In Beth Daley’s article in The Boston Globe today, “US lags on plans for climate change” that just by it’s very title indicates that it’s time to think about adapting. We must be in what Al Gore calls, “A time of consequences.” The thousands of scientists who comprise the international last word on climate change (a.k.a. the IPCC) is about to confirm this:
By the end of this century, the IPCC projects global temperatures will rise 3.2 to 7.2 degrees Fahrenheit and oceans will rise 7 to 23 inches and possibly more, depending on how much carbon dioxide and other manmade greenhouse gases are released into the atmosphere. As a result, weather will become more erratic and severe.
This is NOT hyperbole.
Even the last few (3?) remaining skeptical holdouts can easily observe:
New England is already experiencing sustained warming and a changing climate that scientists say is consistent with a warming world. Winter temperatures have increased an average of 4.4 degrees Fahrenheit in the last 30 years, according to national climatic data, leading to less snow on the ground and ice on lakes. The growing season has extended by more than 10 days in some places, and rainstorms are becoming fiercer.
And of course again, we’re embarassingly out of step with the rest of the world:
Other countries have done far more to get ready for the effects of global warming than the United States. Britain’s far-reaching Climate Impacts Program includes strategies to ensure that construction projects address future climate change and gives communities and businesses specific suggestions to adapt, such as changing building codes. Denmark is designing ways to funnel floodwater away from populated areas during storms. To deal with warming temperatures, Manitoba, Canada, over the last five years has moved more than 300 miles of a winter road system that used to traverse frozen waterways, bogs, and swamps to permanent land.

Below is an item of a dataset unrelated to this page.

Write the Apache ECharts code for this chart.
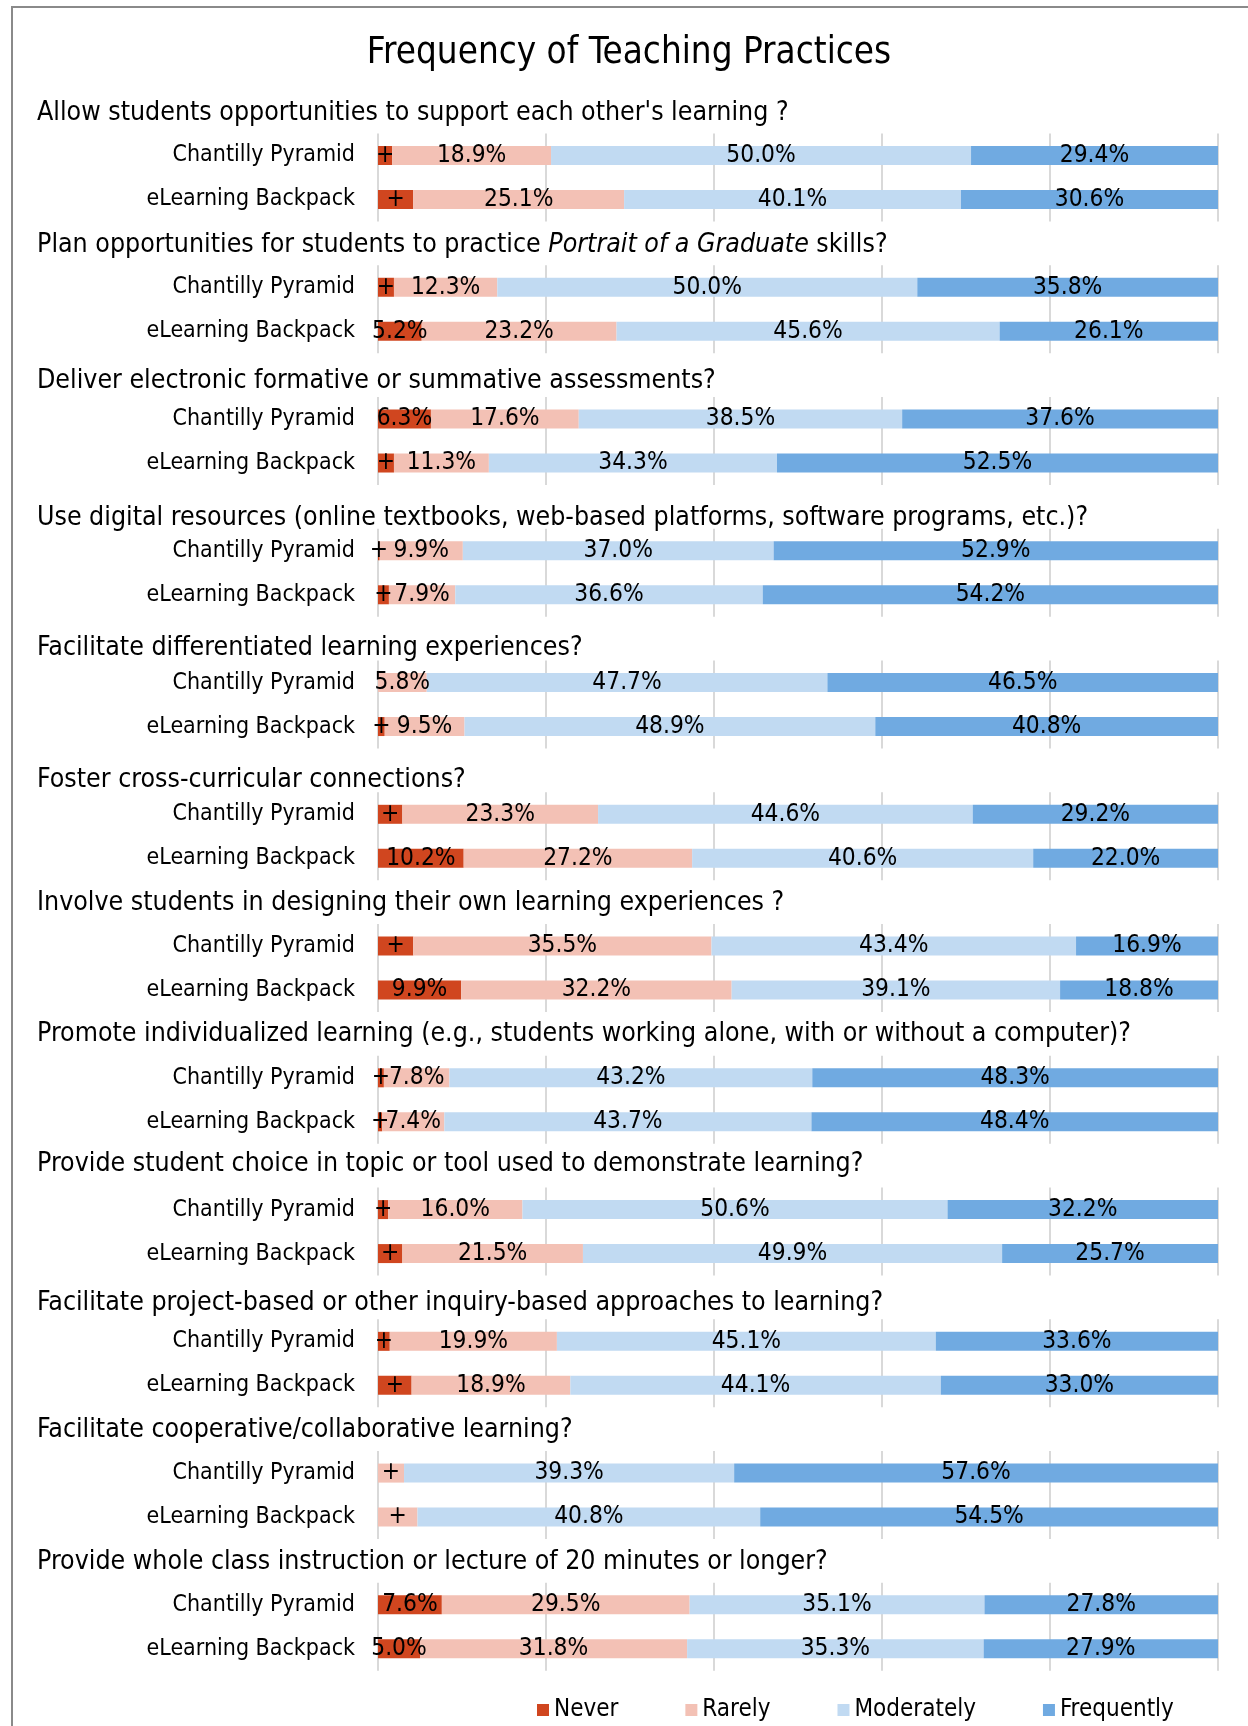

So now as we enter this period of consequences, we no longer have the luxury of balancing the public’s reaction to simultaneously traveling down the paths of mitigation AND adaptation. We must now do both.
**For clarity’s sake (thanks to comment from joelpatterson) the graphic at the top of the post is also from The Globe. The details indicate that it’s actually a midpoint prediction of sea-level rise, not the worst case, although it does present a very bad weather case with a Cat 2 storm and Boston’s predicted sinking of 6 inches, both of which are likely over the next 100 or so years.
In each case, it was assumed that global warming would cause a sea level rise of 15 inches. That rise was chosen because it is midway between the 7 to 23 inches that scientists project oceans will rise by the end of this century.